When an entity or set of entities is read using a JenaQuerierDB object, the argument list includes strings referring to the required graphs. An EntityDB object is returned for each requested entity that has any properties specified in those graph(s). EntityDB member variables corresponding to properties not defined in the requested graph(s) will be null, except the entity URI and type which are always set in the returned object. If one graph is specified, one gets all entities from that graph and some from the other graph. If both graphs are used, the JenaQuerierDB object still returns one object with variables set based on properties from either graph.

Proposed unit tests

Taking these aspects into account, it is proposed that the following tests should be used:

These tests check the methods designed to modify risk calculation inputs work as expected, which means they can be used to update models prior to risk calculation, when (a) values must be altered to ensure population triplets are consistent, or (b) risk calculations are used in 'what if' scenarios, e.g., by the Control Strategy Recommender algorithm.
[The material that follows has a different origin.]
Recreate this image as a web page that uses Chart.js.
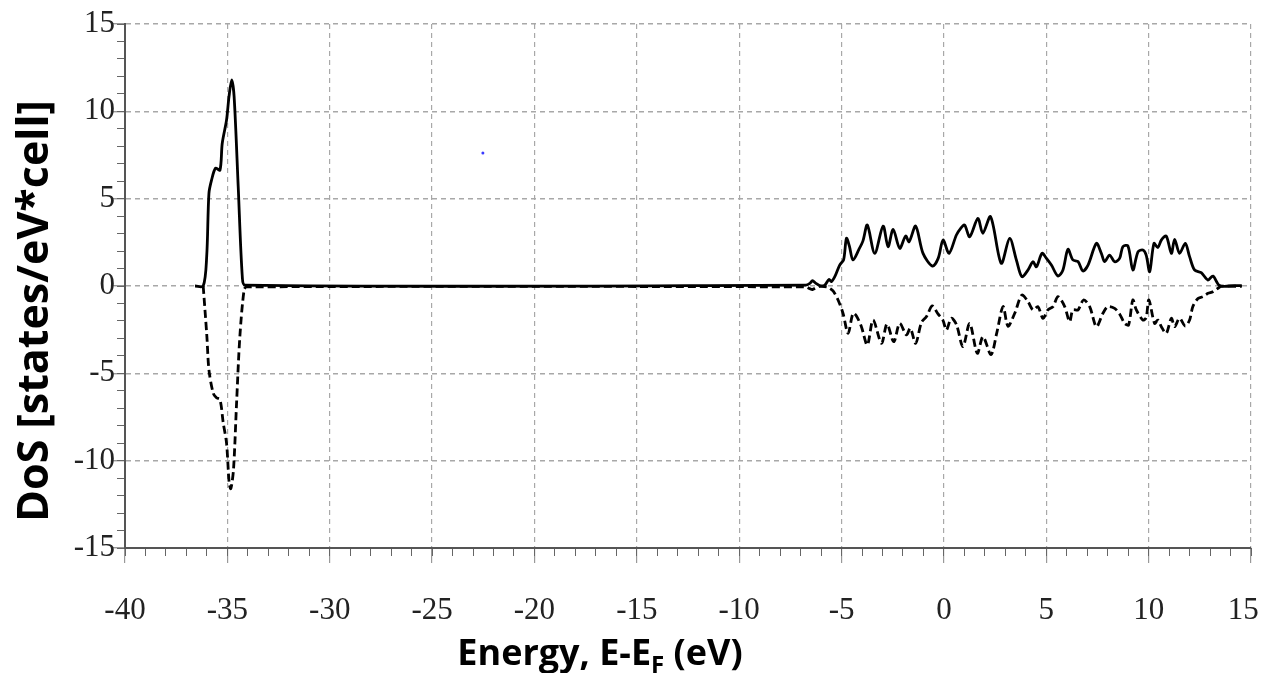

The last test also checks that JenaQuerierDB.sync() writes data to the triple store as expected.

Then further tests could be added to check that the JenaQuerierDB initialisation methods work as expected. To do this, it is proposed to add an argument to the Validator.validate() method, controlling whether results are serialized to the triple store using the sync() method at the end. This would emulate the approach used in the RiskCalculator.calculateRiskLevels() method. The following tests could then be used:

In each of these tests, the output model should be checked against results obtained by manually running the model. Ideally, this should be done by comparing the whole model, e.g., by using a canonical serialization as JSON files, and using diff between the resulting files. A less stringent but probably still sufficiently sensitive test would be to compare the likelihood levels for specific Misbehaviour Sets after the risk calculation against known values from a manual analysis of the same system model.

These tests check that the JenaQuerierDB initialisation methods work as expected, and that there is no interference between those methods and the cache synchronization method.

mike1813 commented 8 months ago

First step now committed and pushed to GitHub. This just loads a model and checks what is returned when some inferred entities are loaded via a single JenaQuerierDB object, where some of those entities have properties in the asserted graph.

What emerged is that if caching is switched off, the merging of properties (with the asserted graph taking precedence) doesn't work correctly. It looks like you just get a property value from the last graph to be loaded, suggesting that the merge is done 'in cache'.

Need to discuss this with @scp93ch. It may be we should change the spec rather than try to fix this...